* [Goal of the exercise]:
Only the span from the line containing "Clone this chart in Chart.js." down to the line containing "23.7, 20.0, 15.0, 10.0, 5.0, 0];" is to be printed, exactly and inclusively, with pictures omitted.

* [Listed records]:
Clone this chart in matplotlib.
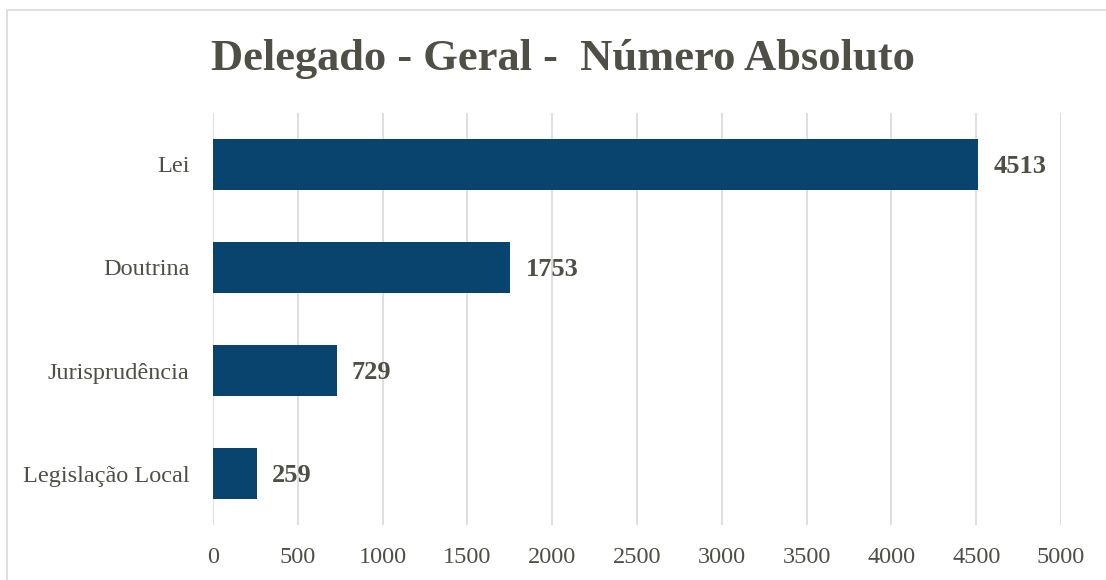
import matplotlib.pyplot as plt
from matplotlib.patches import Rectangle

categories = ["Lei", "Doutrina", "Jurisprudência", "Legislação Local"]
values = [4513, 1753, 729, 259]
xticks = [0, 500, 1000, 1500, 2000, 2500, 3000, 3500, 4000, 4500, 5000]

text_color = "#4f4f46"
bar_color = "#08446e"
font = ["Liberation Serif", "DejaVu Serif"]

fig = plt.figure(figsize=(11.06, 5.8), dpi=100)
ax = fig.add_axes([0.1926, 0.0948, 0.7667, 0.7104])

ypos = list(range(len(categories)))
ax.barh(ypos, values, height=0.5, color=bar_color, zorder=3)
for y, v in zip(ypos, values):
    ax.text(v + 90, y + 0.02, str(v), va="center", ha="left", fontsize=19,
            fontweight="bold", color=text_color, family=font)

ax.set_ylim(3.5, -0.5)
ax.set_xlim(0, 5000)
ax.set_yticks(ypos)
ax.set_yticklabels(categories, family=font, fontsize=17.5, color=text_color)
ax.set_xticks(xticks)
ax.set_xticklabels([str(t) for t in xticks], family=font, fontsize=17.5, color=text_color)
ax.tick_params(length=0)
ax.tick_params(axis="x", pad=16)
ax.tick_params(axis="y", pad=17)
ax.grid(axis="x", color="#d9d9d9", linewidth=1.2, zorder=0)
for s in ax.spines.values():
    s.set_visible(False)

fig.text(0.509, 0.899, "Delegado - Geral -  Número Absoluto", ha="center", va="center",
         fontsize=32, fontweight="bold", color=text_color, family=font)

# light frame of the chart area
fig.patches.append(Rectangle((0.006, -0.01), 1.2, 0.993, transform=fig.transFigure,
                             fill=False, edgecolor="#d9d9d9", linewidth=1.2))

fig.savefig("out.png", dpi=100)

...

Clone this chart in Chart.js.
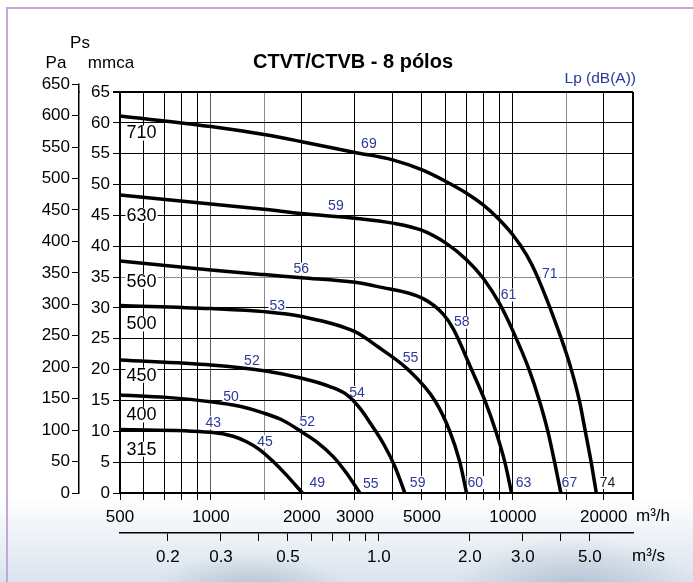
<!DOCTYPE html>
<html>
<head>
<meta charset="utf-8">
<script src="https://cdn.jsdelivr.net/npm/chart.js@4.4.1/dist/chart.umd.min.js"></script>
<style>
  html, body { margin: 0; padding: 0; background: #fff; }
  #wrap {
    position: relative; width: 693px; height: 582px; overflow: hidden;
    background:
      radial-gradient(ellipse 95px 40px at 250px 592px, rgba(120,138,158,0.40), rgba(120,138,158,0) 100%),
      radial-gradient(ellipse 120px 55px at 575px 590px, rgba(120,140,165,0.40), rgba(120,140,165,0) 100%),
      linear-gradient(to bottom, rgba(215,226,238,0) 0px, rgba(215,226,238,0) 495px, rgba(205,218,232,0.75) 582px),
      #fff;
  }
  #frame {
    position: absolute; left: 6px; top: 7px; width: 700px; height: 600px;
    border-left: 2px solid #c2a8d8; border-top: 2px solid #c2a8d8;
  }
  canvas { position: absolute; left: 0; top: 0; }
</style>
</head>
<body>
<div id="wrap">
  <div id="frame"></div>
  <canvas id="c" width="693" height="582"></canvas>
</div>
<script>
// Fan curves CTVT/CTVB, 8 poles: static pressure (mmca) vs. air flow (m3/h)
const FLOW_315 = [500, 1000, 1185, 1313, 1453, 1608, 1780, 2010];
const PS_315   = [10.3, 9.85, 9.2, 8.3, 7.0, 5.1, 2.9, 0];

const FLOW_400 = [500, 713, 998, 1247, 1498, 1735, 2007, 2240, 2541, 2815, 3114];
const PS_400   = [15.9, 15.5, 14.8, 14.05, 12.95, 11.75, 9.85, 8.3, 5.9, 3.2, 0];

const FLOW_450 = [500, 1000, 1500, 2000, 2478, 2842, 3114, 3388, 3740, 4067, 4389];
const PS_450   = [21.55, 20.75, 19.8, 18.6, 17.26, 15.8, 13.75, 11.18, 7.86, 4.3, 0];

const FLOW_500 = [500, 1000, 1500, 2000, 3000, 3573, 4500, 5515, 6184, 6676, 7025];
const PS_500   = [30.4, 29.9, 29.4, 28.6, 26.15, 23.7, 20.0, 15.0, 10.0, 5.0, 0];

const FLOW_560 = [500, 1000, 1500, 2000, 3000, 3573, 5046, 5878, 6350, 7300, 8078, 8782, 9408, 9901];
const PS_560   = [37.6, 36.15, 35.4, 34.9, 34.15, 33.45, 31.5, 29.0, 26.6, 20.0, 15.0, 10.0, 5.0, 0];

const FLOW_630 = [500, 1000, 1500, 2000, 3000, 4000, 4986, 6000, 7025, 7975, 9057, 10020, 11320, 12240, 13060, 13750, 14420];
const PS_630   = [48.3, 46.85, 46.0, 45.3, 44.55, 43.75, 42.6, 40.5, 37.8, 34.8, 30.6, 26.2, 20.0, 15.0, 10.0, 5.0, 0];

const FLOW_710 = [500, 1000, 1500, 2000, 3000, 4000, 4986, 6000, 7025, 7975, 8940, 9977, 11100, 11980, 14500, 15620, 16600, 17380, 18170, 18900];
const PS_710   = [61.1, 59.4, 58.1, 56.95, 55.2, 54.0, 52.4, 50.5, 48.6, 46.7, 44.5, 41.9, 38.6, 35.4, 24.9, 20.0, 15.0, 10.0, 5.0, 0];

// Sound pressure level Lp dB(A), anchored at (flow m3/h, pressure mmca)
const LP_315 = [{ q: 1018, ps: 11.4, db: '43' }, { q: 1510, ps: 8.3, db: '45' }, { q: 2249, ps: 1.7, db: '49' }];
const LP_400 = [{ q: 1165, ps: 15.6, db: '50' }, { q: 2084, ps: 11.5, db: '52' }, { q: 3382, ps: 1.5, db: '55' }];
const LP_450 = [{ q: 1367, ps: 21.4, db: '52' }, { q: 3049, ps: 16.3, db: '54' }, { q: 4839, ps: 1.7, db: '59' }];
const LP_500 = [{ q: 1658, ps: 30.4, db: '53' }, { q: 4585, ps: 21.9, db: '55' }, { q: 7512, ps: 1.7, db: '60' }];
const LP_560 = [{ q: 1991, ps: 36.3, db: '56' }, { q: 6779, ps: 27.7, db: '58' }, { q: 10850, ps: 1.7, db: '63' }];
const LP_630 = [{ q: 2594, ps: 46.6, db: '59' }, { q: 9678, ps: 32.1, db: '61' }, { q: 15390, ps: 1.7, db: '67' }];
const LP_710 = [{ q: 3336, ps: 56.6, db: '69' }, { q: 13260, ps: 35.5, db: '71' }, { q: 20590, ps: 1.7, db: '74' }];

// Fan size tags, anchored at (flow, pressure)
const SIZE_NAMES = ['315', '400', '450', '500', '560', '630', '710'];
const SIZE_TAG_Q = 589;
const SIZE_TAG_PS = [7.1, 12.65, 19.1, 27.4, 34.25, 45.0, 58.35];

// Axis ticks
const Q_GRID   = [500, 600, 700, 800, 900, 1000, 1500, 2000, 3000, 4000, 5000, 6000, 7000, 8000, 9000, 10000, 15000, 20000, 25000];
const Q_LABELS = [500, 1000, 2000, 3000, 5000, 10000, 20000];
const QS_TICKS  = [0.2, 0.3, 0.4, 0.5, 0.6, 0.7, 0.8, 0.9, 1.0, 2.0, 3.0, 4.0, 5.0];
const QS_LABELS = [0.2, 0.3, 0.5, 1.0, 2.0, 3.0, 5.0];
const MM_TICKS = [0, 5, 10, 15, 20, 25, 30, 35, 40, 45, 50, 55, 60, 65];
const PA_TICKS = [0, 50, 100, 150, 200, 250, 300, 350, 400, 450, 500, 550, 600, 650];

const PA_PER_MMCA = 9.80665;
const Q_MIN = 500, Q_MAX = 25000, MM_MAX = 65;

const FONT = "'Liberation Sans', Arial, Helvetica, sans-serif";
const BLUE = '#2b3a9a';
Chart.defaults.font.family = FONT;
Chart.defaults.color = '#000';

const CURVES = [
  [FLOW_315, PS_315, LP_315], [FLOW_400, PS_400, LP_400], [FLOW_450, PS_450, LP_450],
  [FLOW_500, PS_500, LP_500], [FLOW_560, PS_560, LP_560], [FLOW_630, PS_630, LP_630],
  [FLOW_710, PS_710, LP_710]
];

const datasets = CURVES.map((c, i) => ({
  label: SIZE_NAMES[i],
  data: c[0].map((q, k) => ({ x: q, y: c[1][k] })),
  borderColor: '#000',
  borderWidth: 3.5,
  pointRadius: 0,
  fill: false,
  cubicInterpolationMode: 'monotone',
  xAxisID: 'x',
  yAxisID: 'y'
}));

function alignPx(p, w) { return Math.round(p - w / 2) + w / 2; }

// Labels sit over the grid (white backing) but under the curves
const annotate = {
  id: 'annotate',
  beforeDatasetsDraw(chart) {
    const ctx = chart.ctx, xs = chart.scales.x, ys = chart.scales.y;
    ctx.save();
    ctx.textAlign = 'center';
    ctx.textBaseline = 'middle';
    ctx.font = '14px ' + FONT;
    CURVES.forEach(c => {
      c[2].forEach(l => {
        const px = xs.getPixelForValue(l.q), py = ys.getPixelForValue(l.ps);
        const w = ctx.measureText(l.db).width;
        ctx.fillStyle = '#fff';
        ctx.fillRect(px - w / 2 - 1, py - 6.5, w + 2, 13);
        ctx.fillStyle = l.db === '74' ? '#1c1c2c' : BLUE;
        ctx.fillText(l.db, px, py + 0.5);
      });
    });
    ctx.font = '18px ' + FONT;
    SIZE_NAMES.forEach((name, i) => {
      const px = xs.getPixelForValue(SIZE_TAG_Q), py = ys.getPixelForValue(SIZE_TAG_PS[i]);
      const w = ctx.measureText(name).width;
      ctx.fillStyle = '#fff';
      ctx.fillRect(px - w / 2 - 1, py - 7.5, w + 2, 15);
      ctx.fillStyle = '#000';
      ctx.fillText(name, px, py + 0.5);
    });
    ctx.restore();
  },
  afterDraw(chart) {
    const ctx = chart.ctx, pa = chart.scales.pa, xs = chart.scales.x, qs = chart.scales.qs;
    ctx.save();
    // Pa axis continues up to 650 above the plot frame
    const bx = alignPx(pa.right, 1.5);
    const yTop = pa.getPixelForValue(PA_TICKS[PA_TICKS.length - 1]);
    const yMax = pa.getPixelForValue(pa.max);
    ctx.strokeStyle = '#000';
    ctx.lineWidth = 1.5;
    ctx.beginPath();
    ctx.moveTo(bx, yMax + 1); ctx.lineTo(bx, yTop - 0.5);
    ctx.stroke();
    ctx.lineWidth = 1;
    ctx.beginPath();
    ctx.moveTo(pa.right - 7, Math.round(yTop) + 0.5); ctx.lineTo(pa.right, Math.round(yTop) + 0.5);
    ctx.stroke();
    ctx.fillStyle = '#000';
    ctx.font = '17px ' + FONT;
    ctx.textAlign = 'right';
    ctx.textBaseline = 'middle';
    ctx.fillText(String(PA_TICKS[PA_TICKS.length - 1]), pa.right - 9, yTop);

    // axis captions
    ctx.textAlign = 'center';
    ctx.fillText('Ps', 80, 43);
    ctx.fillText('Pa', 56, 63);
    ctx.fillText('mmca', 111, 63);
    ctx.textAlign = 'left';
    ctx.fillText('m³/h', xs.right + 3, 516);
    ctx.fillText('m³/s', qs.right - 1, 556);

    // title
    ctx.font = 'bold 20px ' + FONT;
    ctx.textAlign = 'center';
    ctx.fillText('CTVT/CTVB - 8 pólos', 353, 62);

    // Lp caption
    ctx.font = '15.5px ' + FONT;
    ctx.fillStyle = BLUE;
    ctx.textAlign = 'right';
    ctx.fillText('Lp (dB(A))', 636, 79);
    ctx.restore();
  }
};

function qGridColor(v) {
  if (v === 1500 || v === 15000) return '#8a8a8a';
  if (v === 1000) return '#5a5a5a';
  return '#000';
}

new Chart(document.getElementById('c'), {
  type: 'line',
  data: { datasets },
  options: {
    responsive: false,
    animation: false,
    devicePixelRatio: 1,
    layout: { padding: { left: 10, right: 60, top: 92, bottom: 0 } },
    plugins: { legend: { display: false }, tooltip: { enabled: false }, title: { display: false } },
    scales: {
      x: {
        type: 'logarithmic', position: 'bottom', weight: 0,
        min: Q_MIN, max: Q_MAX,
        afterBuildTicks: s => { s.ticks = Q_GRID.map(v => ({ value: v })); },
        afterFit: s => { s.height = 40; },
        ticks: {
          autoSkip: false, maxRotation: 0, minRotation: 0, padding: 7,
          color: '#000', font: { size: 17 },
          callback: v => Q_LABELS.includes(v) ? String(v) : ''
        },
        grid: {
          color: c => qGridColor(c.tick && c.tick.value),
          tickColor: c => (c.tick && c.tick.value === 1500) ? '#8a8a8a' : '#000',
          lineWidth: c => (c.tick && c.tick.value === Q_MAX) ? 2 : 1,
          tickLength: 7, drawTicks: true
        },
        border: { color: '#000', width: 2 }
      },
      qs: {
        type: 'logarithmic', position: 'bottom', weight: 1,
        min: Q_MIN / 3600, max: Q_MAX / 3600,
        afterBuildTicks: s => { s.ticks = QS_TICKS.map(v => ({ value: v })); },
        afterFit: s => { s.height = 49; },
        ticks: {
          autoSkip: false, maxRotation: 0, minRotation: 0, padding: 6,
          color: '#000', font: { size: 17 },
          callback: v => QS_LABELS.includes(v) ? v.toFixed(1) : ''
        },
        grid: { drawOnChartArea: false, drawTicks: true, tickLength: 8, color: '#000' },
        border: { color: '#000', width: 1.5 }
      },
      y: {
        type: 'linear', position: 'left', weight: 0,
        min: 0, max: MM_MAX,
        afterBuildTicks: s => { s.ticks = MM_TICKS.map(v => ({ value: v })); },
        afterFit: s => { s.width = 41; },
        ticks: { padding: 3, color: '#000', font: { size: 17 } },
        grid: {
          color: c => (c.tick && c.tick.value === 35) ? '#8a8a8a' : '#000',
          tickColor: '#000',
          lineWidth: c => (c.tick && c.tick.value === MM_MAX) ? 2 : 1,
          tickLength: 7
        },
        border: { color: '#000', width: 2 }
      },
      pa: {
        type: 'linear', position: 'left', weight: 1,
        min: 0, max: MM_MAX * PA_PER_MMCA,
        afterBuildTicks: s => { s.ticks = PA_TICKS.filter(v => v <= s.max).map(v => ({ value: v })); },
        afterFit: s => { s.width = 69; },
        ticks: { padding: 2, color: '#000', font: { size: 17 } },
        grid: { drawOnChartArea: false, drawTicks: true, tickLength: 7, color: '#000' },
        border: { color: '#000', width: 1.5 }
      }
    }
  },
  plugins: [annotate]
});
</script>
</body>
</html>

==

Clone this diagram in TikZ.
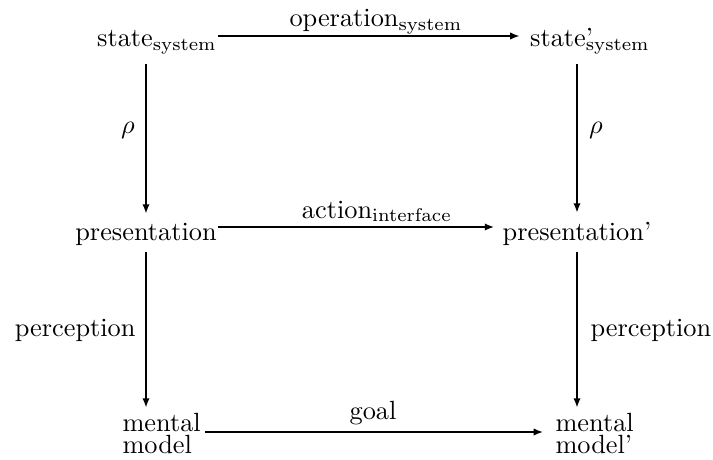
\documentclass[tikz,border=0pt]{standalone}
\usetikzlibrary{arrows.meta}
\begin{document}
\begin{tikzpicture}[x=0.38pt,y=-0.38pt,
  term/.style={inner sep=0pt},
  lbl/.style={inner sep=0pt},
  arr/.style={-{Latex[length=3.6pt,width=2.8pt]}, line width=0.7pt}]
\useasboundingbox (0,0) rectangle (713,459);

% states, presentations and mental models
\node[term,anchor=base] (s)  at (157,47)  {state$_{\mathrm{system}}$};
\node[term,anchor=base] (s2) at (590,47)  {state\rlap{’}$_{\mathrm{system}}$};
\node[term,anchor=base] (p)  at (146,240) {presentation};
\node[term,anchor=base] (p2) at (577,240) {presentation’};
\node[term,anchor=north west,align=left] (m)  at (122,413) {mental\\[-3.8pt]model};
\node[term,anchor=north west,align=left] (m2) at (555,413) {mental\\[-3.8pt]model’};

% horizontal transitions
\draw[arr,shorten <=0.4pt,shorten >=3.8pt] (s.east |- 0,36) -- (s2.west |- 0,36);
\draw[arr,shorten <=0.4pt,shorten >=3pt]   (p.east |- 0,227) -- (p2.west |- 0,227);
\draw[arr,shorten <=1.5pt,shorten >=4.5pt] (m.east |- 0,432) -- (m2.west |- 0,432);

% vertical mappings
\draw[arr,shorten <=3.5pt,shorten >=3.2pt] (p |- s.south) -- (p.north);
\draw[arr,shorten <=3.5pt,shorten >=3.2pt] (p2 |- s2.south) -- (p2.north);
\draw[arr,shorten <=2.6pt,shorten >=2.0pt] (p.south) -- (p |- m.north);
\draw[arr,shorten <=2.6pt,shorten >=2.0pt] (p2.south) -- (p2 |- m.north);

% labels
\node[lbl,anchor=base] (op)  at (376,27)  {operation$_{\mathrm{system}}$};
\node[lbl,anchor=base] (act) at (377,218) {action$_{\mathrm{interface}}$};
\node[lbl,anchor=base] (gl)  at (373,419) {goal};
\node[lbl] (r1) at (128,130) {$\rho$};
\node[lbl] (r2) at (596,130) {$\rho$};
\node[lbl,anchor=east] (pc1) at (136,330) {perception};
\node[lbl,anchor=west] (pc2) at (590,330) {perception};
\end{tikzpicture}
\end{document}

* [Solution to the problem]:
Clone this chart in Chart.js.
<!DOCTYPE html>
<html>
<head>
<meta charset="utf-8">
<script src="https://cdn.jsdelivr.net/npm/chart.js@4.4.1/dist/chart.umd.min.js"></script>
<style>
  html, body { margin: 0; padding: 0; background: #fff; }
  #wrap {
    position: relative; width: 693px; height: 582px; overflow: hidden;
    background:
      radial-gradient(ellipse 95px 40px at 250px 592px, rgba(120,138,158,0.40), rgba(120,138,158,0) 100%),
      radial-gradient(ellipse 120px 55px at 575px 590px, rgba(120,140,165,0.40), rgba(120,140,165,0) 100%),
      linear-gradient(to bottom, rgba(215,226,238,0) 0px, rgba(215,226,238,0) 495px, rgba(205,218,232,0.75) 582px),
      #fff;
  }
  #frame {
    position: absolute; left: 6px; top: 7px; width: 700px; height: 600px;
    border-left: 2px solid #c2a8d8; border-top: 2px solid #c2a8d8;
  }
  canvas { position: absolute; left: 0; top: 0; }
</style>
</head>
<body>
<div id="wrap">
  <div id="frame"></div>
  <canvas id="c" width="693" height="582"></canvas>
</div>
<script>
// Fan curves CTVT/CTVB, 8 poles: static pressure (mmca) vs. air flow (m3/h)
const FLOW_315 = [500, 1000, 1185, 1313, 1453, 1608, 1780, 2010];
const PS_315   = [10.3, 9.85, 9.2, 8.3, 7.0, 5.1, 2.9, 0];

const FLOW_400 = [500, 713, 998, 1247, 1498, 1735, 2007, 2240, 2541, 2815, 3114];
const PS_400   = [15.9, 15.5, 14.8, 14.05, 12.95, 11.75, 9.85, 8.3, 5.9, 3.2, 0];

const FLOW_450 = [500, 1000, 1500, 2000, 2478, 2842, 3114, 3388, 3740, 4067, 4389];
const PS_450   = [21.55, 20.75, 19.8, 18.6, 17.26, 15.8, 13.75, 11.18, 7.86, 4.3, 0];

const FLOW_500 = [500, 1000, 1500, 2000, 3000, 3573, 4500, 5515, 6184, 6676, 7025];
const PS_500   = [30.4, 29.9, 29.4, 28.6, 26.15, 23.7, 20.0, 15.0, 10.0, 5.0, 0];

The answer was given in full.